Sunday, March 4, 2018

The Power of Protest; the power of words to change our world

What follows is a response I sent to a question asked on our English teachers' forum: "how to approach the violence in some of the texts [we're] teaching this year, so as to do more than wring hands about it; to use it as a vehicle for reflection and change."

I love my job so much - I love how much I get to be involved in the lives of young people who are so amazing and curious and angry and scared
My awesome Y11 class of 2016
and willing to try but needing guidance. So, this is what I said:

Firstly, (to paraphrase Edmund Burke) that the only requirement for evil to flourish is for good people to do nothing should be one of the cornerstones of what we do what we do and why we are teachers. To me, being an educator is not about 'knowledge transference' alone but about helping make the (wider) world a better and safer place because, man o man, there are some really, really bad people out there.  

I've suffered terribly at the hands of bullies (when a child and as an adult), abusers (physical, emotional, sexual); I've seen or experienced first hand the heart break of racism, sexism, all manner of discrimination. My family has suffered as a result of cruelty and lies and judgement. Yet, despite these terrible things, I have endured. So has my family. 

And so has (and do so) many who have suffered such great injustices and heartbreak because, though the human propensity for violence is shocking, the strength of the human condition to survive and thrive and make the world a better place is at the core of why great literature, great story makes living on this earth bearable.

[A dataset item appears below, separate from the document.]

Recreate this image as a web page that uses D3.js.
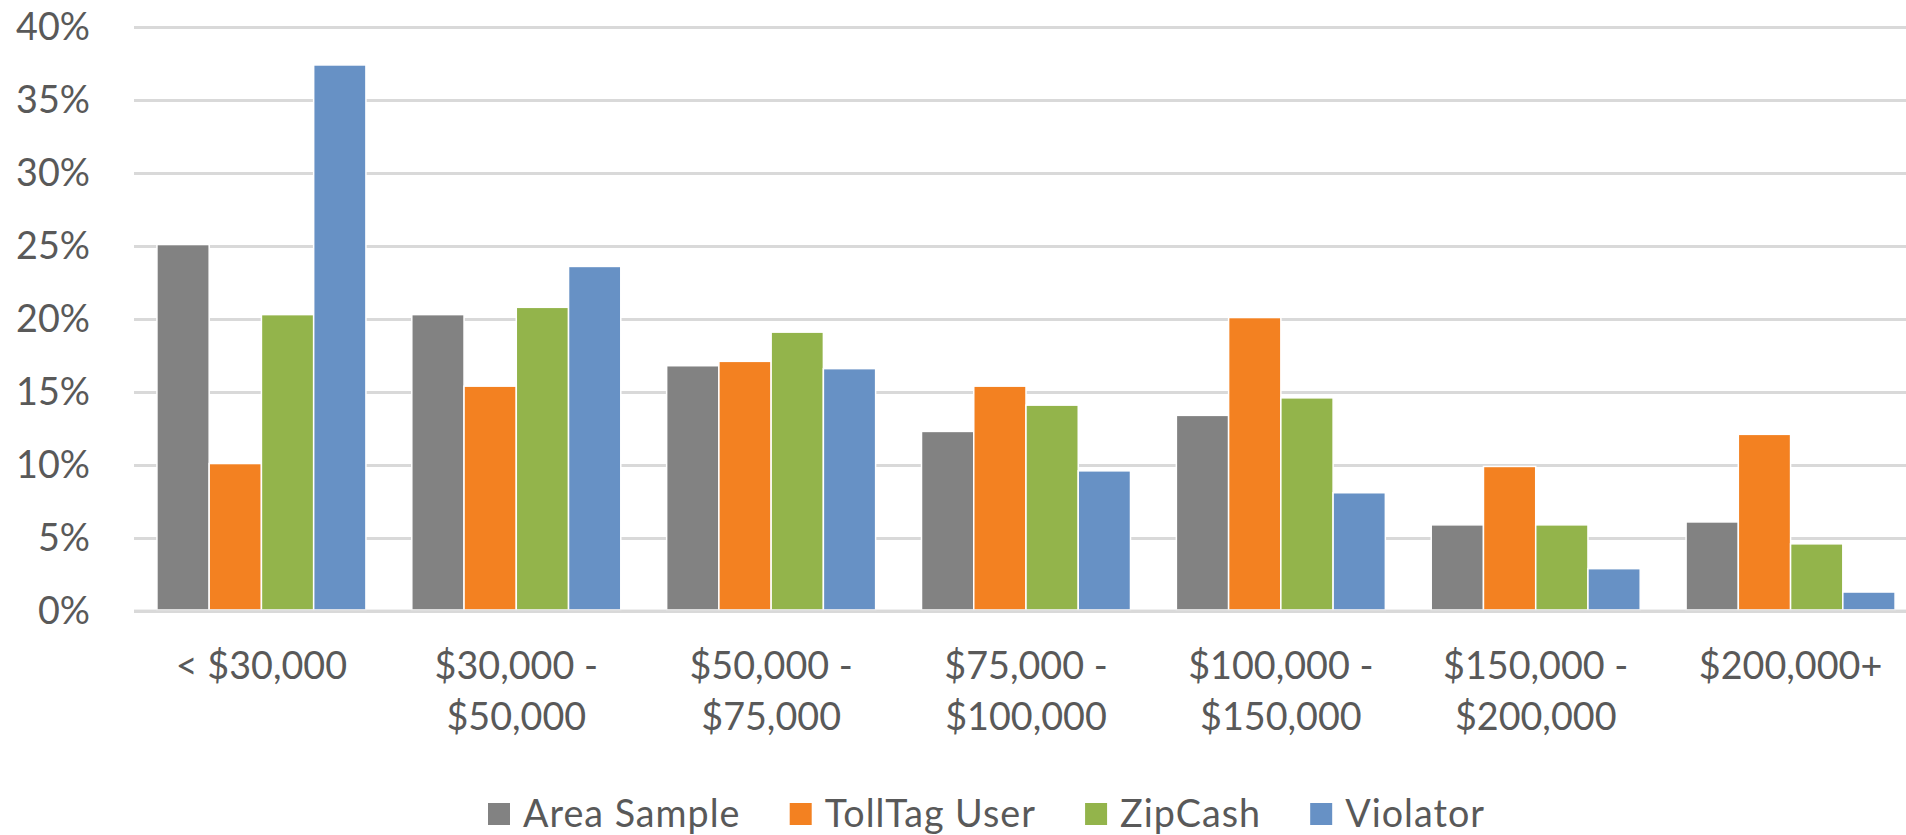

It's no longer enough to teach the skills of reading and writing -  for what is the use of that, if they are not used to challenge all that is wrong in society and to celebrate all that is good?

Secondly, our rapidly changing world demands that we encourage our students to not sit back and allow 'evil to flourish'. We have to mobilise them and give them the tools and education to challenge their own thinking about difference and violence. It is NOT okay to accept causal racism, misogyny or homophobia (thank goodness) but our communities are stained by the nastiness of fear and judgement of difference. 

Scratch the surface of any institution, and there it is: the Harvey Weinstein and the #metoo movement; the Black Lives Matter movement and our own 'Roast Busters' and the Russell McVeagh 'open secret' of abuse of power.  And I'll add the vitriolic reaction to Guyon Espiner and RNZ using te reo Māori because that's the waka I'm on at the moment.
The comments on blogs and Twitter and Facebook show that, despite the Civil Rights Movement, the Feminist Movement, Gay Pride Movement, people still have multiple forums to spew their fear and nastiness and so give voice to this 'evil'. We need to show our students this and unpack why it's there. 

Thirdly, we all ask this question when considering texts: what was the author's purpose? Or, 'what is it the author wanted me to learn, know and understand as a result of this text?' In my opinion, the answer is always about shining light on the human condition and to challenge the reader to reconsider their own view of themselves and, hopefully, modify the way they think and act. Make it personal and relateable. Using another paraphrase (from Atticus this time), that you never really understand a person until you climb inside their skin and walk around it, it is on us to do what we can to bring this understanding. Understanding is the antidote to fear and discrimination. 

A reader's short response to my novel
I have just finished reading Bastion Point with my Y9s and it has woken many of them up to our history and brought some understanding as to why Māori have continued to protest about land loss, the Treaty, and the importance of language. I have shown them news footage and let them listen to first hand accounts. Reading the text was only the start. I deliberately chose the novel because of a survey I did with all my classes last year around Māori language and protocols. The heartbreaking results have spurred me to try to challenge the thinking that the survey exposed - from disinterest all the way to open aggression against things Māori…I had to ask 'where is this anger coming from?' It is helpful too that, as the writer of the novel, I can first hand answer the question around author's purpose and I'm lucky I guess that I can do that but it's only one tool to help to challenge the negative mindset of so many.

Finally, I tell all my students that their voices matter; their words DO have the power to mobilise and make a difference. I tell them that they must never stop speaking out. My Y12s in particular have had a lot to say about the students from Stoneman Douglas High School and those who are speaking out. Those kids have cause, have the fuel to feed their anger and are using whatever means they can to speak out against the wrong. 

It's on me to provide the tools, the words, from the best minds so that my students have a fighting chance. Wisdom and words from Shakespeare, from Harry Potter, from David Hill, from Selina Tuilata Marsh. But also, Mike King and Lesley Elliot and Chloe Swarbrick.  Isn't it always the poets and the students who start the revolutions? I apologise that I am going to mangle metaphors and overstate things, but, as an English teacher in a NZ secondary school,  I see myself as the 'arms dealer' in the battles against all that is the wrong.